↓
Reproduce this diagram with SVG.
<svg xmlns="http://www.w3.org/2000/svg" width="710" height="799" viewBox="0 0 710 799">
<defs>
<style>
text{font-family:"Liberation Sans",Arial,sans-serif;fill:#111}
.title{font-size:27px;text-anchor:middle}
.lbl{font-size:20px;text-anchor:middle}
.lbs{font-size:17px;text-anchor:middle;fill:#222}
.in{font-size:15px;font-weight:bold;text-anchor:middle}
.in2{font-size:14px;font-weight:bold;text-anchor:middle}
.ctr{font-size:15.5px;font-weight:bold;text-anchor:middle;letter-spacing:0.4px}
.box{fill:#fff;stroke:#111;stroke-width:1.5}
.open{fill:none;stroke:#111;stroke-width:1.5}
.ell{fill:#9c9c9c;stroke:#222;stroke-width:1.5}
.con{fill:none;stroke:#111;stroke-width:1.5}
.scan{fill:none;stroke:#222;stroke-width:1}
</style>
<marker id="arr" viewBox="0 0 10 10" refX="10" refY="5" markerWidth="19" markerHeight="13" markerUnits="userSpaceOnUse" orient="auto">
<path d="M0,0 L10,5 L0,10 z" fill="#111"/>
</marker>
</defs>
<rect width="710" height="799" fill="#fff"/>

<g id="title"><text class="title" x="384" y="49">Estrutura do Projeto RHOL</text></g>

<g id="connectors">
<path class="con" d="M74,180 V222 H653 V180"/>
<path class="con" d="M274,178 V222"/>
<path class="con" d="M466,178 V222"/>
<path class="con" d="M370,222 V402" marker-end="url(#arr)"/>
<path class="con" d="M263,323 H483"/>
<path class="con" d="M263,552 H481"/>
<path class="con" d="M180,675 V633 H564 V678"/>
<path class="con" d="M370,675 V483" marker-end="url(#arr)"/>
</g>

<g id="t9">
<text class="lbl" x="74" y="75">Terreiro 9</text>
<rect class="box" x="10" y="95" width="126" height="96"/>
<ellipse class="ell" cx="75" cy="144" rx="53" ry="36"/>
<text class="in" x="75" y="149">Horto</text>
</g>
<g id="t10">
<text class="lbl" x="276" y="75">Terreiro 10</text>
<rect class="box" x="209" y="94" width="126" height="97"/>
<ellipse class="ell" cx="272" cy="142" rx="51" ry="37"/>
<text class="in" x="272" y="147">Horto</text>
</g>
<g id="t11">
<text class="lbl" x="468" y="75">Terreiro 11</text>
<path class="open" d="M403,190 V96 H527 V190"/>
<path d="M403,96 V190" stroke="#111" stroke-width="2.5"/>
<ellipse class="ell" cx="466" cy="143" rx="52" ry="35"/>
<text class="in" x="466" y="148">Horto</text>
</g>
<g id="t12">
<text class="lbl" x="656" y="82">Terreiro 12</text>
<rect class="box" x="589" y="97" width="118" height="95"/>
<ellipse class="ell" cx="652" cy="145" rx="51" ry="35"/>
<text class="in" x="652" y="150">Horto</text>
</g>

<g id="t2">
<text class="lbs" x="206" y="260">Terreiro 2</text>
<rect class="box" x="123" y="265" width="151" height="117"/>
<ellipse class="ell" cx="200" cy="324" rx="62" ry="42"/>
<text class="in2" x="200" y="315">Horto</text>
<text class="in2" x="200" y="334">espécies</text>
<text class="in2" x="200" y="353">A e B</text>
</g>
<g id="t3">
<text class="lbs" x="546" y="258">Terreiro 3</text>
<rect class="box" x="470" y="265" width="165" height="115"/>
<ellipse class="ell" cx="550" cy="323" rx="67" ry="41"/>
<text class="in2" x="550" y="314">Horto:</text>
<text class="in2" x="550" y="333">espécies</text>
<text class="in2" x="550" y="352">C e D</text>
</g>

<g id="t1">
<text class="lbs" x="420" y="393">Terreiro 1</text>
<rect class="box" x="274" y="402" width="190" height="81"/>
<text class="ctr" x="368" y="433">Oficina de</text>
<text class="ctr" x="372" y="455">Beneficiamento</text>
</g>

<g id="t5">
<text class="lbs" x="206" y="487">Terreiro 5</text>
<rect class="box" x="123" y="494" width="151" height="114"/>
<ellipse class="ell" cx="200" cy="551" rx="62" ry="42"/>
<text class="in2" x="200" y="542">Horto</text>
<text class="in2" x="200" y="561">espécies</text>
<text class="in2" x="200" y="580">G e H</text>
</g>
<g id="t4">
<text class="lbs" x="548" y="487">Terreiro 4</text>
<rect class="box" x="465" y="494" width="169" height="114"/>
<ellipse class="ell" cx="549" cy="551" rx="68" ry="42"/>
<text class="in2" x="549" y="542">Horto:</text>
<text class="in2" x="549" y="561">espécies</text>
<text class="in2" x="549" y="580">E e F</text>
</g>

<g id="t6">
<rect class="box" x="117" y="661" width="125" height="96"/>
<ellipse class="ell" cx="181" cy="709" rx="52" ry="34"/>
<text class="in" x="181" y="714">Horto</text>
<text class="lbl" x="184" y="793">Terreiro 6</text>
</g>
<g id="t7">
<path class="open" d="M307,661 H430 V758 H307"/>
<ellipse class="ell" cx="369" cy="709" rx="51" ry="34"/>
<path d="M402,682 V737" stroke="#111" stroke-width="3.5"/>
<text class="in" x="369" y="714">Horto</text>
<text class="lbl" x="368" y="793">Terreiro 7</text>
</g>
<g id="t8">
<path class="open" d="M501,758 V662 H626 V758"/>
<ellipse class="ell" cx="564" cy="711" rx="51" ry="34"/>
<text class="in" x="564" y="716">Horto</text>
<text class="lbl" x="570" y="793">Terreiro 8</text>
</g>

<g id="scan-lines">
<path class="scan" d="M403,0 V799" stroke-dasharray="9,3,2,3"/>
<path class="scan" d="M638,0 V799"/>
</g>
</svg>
↑
* [TASK GOAL]:
Please reproduce every line of the material word for word.

* [FINAL RESULT]:
Reproduce this diagram with SVG.
<svg xmlns="http://www.w3.org/2000/svg" width="710" height="799" viewBox="0 0 710 799">
<defs>
<style>
text{font-family:"Liberation Sans",Arial,sans-serif;fill:#111}
.title{font-size:27px;text-anchor:middle}
.lbl{font-size:20px;text-anchor:middle}
.lbs{font-size:17px;text-anchor:middle;fill:#222}
.in{font-size:15px;font-weight:bold;text-anchor:middle}
.in2{font-size:14px;font-weight:bold;text-anchor:middle}
.ctr{font-size:15.5px;font-weight:bold;text-anchor:middle;letter-spacing:0.4px}
.box{fill:#fff;stroke:#111;stroke-width:1.5}
.open{fill:none;stroke:#111;stroke-width:1.5}
.ell{fill:#9c9c9c;stroke:#222;stroke-width:1.5}
.con{fill:none;stroke:#111;stroke-width:1.5}
.scan{fill:none;stroke:#222;stroke-width:1}
</style>
<marker id="arr" viewBox="0 0 10 10" refX="10" refY="5" markerWidth="19" markerHeight="13" markerUnits="userSpaceOnUse" orient="auto">
<path d="M0,0 L10,5 L0,10 z" fill="#111"/>
</marker>
</defs>
<rect width="710" height="799" fill="#fff"/>

<g id="title"><text class="title" x="384" y="49">Estrutura do Projeto RHOL</text></g>

<g id="connectors">
<path class="con" d="M74,180 V222 H653 V180"/>
<path class="con" d="M274,178 V222"/>
<path class="con" d="M466,178 V222"/>
<path class="con" d="M370,222 V402" marker-end="url(#arr)"/>
<path class="con" d="M263,323 H483"/>
<path class="con" d="M263,552 H481"/>
<path class="con" d="M180,675 V633 H564 V678"/>
<path class="con" d="M370,675 V483" marker-end="url(#arr)"/>
</g>

<g id="t9">
<text class="lbl" x="74" y="75">Terreiro 9</text>
<rect class="box" x="10" y="95" width="126" height="96"/>
<ellipse class="ell" cx="75" cy="144" rx="53" ry="36"/>
<text class="in" x="75" y="149">Horto</text>
</g>
<g id="t10">
<text class="lbl" x="276" y="75">Terreiro 10</text>
<rect class="box" x="209" y="94" width="126" height="97"/>
<ellipse class="ell" cx="272" cy="142" rx="51" ry="37"/>
<text class="in" x="272" y="147">Horto</text>
</g>
<g id="t11">
<text class="lbl" x="468" y="75">Terreiro 11</text>
<path class="open" d="M403,190 V96 H527 V190"/>
<path d="M403,96 V190" stroke="#111" stroke-width="2.5"/>
<ellipse class="ell" cx="466" cy="143" rx="52" ry="35"/>
<text class="in" x="466" y="148">Horto</text>
</g>
<g id="t12">
<text class="lbl" x="656" y="82">Terreiro 12</text>
<rect class="box" x="589" y="97" width="118" height="95"/>
<ellipse class="ell" cx="652" cy="145" rx="51" ry="35"/>
<text class="in" x="652" y="150">Horto</text>
</g>

<g id="t2">
<text class="lbs" x="206" y="260">Terreiro 2</text>
<rect class="box" x="123" y="265" width="151" height="117"/>
<ellipse class="ell" cx="200" cy="324" rx="62" ry="42"/>
<text class="in2" x="200" y="315">Horto</text>
<text class="in2" x="200" y="334">espécies</text>
<text class="in2" x="200" y="353">A e B</text>
</g>
<g id="t3">
<text class="lbs" x="546" y="258">Terreiro 3</text>
<rect class="box" x="470" y="265" width="165" height="115"/>
<ellipse class="ell" cx="550" cy="323" rx="67" ry="41"/>
<text class="in2" x="550" y="314">Horto:</text>
<text class="in2" x="550" y="333">espécies</text>
<text class="in2" x="550" y="352">C e D</text>
</g>

<g id="t1">
<text class="lbs" x="420" y="393">Terreiro 1</text>
<rect class="box" x="274" y="402" width="190" height="81"/>
<text class="ctr" x="368" y="433">Oficina de</text>
<text class="ctr" x="372" y="455">Beneficiamento</text>
</g>

<g id="t5">
<text class="lbs" x="206" y="487">Terreiro 5</text>
<rect class="box" x="123" y="494" width="151" height="114"/>
<ellipse class="ell" cx="200" cy="551" rx="62" ry="42"/>
<text class="in2" x="200" y="542">Horto</text>
<text class="in2" x="200" y="561">espécies</text>
<text class="in2" x="200" y="580">G e H</text>
</g>
<g id="t4">
<text class="lbs" x="548" y="487">Terreiro 4</text>
<rect class="box" x="465" y="494" width="169" height="114"/>
<ellipse class="ell" cx="549" cy="551" rx="68" ry="42"/>
<text class="in2" x="549" y="542">Horto:</text>
<text class="in2" x="549" y="561">espécies</text>
<text class="in2" x="549" y="580">E e F</text>
</g>

<g id="t6">
<rect class="box" x="117" y="661" width="125" height="96"/>
<ellipse class="ell" cx="181" cy="709" rx="52" ry="34"/>
<text class="in" x="181" y="714">Horto</text>
<text class="lbl" x="184" y="793">Terreiro 6</text>
</g>
<g id="t7">
<path class="open" d="M307,661 H430 V758 H307"/>
<ellipse class="ell" cx="369" cy="709" rx="51" ry="34"/>
<path d="M402,682 V737" stroke="#111" stroke-width="3.5"/>
<text class="in" x="369" y="714">Horto</text>
<text class="lbl" x="368" y="793">Terreiro 7</text>
</g>
<g id="t8">
<path class="open" d="M501,758 V662 H626 V758"/>
<ellipse class="ell" cx="564" cy="711" rx="51" ry="34"/>
<text class="in" x="564" y="716">Horto</text>
<text class="lbl" x="570" y="793">Terreiro 8</text>
</g>

<g id="scan-lines">
<path class="scan" d="M403,0 V799" stroke-dasharray="9,3,2,3"/>
<path class="scan" d="M638,0 V799"/>
</g>
</svg>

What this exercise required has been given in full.